Instruction:
In the data that follows, count every line holding the string "chart" and give the count alone.
___ Collected data
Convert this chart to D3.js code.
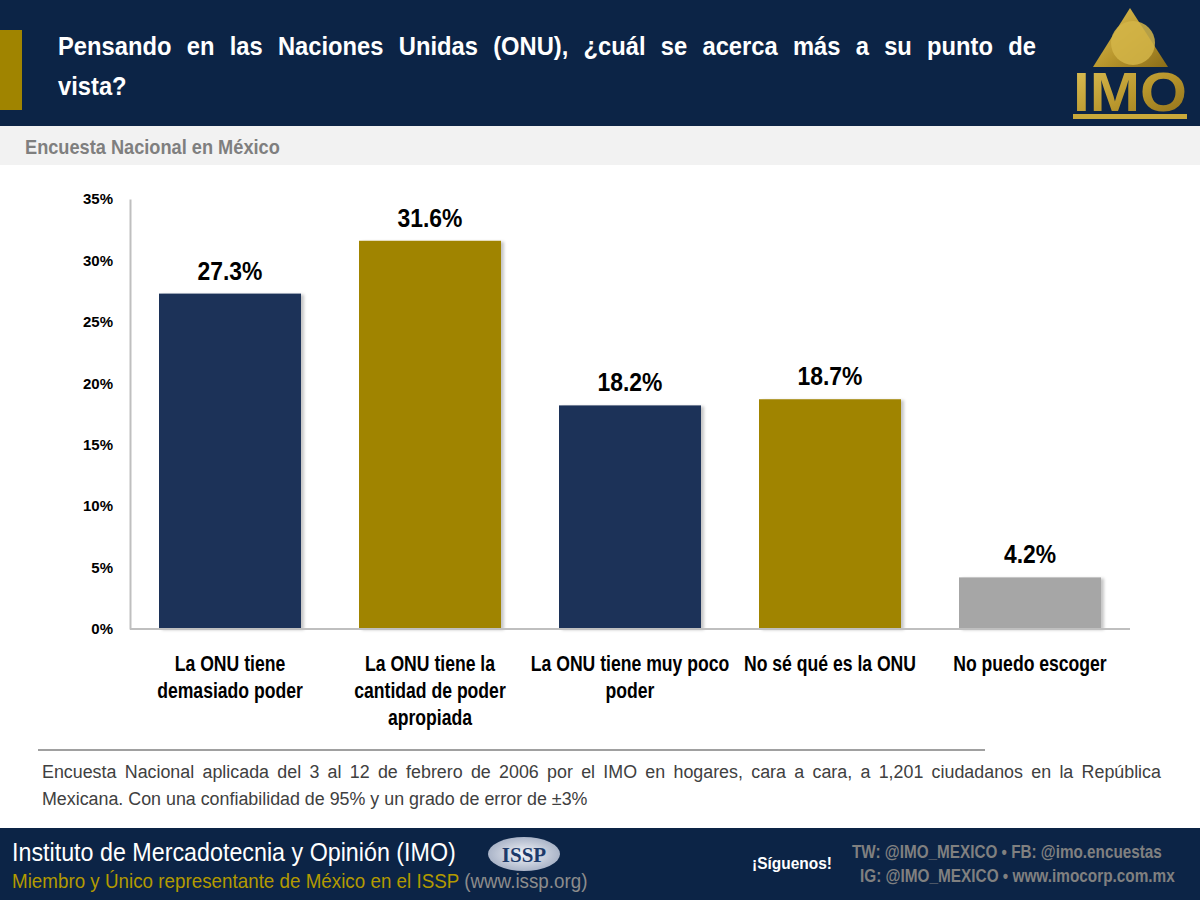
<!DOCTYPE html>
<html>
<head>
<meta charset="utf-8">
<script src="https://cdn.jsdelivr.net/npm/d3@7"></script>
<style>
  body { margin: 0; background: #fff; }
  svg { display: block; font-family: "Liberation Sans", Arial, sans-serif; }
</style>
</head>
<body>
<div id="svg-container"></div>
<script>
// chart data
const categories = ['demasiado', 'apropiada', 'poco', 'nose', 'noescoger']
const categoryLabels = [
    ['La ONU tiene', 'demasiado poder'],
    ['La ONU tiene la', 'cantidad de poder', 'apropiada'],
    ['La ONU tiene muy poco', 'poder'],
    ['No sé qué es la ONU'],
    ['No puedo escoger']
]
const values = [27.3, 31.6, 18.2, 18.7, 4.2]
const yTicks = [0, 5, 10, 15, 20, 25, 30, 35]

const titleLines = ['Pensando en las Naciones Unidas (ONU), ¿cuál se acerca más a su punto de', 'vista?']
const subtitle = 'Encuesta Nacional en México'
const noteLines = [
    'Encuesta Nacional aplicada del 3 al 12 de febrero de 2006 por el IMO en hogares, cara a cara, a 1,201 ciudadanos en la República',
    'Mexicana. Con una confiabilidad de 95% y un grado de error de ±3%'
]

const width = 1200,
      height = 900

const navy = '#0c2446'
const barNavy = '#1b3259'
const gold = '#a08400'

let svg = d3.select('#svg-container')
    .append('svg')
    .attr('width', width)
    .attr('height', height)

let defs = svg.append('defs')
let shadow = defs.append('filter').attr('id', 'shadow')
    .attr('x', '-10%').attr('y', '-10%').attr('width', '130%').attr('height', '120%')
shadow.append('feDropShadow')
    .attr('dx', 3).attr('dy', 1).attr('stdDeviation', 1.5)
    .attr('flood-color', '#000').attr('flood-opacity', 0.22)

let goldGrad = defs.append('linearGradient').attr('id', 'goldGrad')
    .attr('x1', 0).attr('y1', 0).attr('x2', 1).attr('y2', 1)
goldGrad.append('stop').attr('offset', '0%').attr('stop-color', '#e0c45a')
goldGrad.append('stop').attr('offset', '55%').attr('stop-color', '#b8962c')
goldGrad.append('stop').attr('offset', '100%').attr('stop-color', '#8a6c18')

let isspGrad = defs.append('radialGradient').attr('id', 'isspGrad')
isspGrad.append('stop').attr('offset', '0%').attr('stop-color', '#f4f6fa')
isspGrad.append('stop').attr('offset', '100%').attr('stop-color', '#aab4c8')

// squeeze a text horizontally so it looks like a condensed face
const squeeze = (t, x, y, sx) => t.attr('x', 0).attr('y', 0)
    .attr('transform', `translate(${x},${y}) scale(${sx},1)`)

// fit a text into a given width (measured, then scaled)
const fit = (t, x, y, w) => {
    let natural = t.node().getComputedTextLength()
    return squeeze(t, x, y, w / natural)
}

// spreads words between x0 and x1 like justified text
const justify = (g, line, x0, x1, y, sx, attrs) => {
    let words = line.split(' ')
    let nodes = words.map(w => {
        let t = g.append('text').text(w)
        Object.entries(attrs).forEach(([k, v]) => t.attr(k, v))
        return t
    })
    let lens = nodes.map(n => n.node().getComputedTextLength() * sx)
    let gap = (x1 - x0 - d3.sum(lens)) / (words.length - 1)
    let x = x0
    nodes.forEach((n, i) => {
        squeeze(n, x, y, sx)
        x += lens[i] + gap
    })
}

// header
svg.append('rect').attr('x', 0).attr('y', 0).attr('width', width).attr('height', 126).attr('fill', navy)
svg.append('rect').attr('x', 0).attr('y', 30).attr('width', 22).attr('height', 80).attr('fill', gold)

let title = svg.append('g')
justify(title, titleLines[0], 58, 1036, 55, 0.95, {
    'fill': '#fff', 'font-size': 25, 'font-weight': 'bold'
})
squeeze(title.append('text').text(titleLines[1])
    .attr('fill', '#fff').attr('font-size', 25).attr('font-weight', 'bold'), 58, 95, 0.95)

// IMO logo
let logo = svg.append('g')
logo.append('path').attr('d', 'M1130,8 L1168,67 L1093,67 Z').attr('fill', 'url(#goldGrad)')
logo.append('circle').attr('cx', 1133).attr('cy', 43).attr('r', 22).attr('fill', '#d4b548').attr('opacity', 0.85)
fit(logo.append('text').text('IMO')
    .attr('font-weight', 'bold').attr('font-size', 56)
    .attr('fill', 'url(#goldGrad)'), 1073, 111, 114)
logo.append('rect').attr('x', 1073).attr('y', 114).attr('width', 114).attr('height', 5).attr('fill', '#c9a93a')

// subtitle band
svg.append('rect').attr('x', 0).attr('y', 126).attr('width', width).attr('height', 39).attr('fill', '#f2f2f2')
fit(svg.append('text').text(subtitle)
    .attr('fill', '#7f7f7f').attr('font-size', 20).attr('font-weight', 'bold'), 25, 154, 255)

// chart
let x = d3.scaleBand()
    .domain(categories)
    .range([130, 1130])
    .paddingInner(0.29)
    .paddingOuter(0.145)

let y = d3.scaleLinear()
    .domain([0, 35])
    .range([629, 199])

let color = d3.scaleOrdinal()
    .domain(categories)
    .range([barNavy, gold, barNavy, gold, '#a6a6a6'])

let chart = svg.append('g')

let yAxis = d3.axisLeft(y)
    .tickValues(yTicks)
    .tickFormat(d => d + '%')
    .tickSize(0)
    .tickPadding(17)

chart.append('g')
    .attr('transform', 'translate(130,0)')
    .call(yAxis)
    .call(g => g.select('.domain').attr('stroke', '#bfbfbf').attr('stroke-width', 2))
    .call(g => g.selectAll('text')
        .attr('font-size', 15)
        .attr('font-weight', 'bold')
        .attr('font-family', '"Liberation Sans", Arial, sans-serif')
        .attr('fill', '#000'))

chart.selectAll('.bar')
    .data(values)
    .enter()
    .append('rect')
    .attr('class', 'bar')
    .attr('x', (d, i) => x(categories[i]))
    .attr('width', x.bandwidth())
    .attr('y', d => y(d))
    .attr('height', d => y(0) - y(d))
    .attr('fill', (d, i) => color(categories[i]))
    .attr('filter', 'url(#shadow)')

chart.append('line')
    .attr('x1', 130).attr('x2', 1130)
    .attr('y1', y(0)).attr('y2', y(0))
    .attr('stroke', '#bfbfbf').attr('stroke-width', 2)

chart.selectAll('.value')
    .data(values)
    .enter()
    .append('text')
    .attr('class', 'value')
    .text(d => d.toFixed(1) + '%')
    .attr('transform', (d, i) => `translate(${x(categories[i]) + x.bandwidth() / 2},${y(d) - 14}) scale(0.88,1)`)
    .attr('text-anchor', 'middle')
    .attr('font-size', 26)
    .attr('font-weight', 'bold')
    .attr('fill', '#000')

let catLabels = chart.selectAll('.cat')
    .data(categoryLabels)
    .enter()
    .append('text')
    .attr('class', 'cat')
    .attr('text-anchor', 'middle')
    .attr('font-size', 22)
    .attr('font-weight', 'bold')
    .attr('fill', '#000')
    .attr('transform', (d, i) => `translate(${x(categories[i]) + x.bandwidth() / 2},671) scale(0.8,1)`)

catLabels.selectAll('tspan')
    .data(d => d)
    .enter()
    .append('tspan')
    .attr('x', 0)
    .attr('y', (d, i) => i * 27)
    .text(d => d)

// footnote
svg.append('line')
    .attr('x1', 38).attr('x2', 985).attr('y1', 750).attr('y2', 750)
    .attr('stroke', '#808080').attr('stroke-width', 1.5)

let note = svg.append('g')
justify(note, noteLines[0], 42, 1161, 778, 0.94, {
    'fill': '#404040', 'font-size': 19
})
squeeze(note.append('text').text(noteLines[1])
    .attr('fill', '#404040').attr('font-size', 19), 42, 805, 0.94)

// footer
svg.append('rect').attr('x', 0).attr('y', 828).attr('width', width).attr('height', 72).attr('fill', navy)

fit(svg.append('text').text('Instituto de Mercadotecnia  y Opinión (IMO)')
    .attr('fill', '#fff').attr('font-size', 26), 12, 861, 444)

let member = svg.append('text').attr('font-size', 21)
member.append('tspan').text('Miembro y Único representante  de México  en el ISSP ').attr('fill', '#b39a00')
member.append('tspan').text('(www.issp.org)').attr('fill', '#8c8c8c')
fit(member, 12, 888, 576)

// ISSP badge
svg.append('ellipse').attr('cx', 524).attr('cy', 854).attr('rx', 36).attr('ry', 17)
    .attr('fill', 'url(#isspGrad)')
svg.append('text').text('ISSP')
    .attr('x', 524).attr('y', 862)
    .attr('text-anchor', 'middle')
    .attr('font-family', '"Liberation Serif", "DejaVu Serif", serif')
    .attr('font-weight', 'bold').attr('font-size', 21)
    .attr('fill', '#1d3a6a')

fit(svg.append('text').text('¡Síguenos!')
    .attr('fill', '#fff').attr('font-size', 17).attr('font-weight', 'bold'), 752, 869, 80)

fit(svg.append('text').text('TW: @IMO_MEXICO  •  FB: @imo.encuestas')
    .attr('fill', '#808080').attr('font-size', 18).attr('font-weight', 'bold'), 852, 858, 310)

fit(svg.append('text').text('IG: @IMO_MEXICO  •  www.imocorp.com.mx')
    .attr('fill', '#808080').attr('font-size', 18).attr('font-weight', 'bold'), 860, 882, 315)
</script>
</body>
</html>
______
Finished answer:
9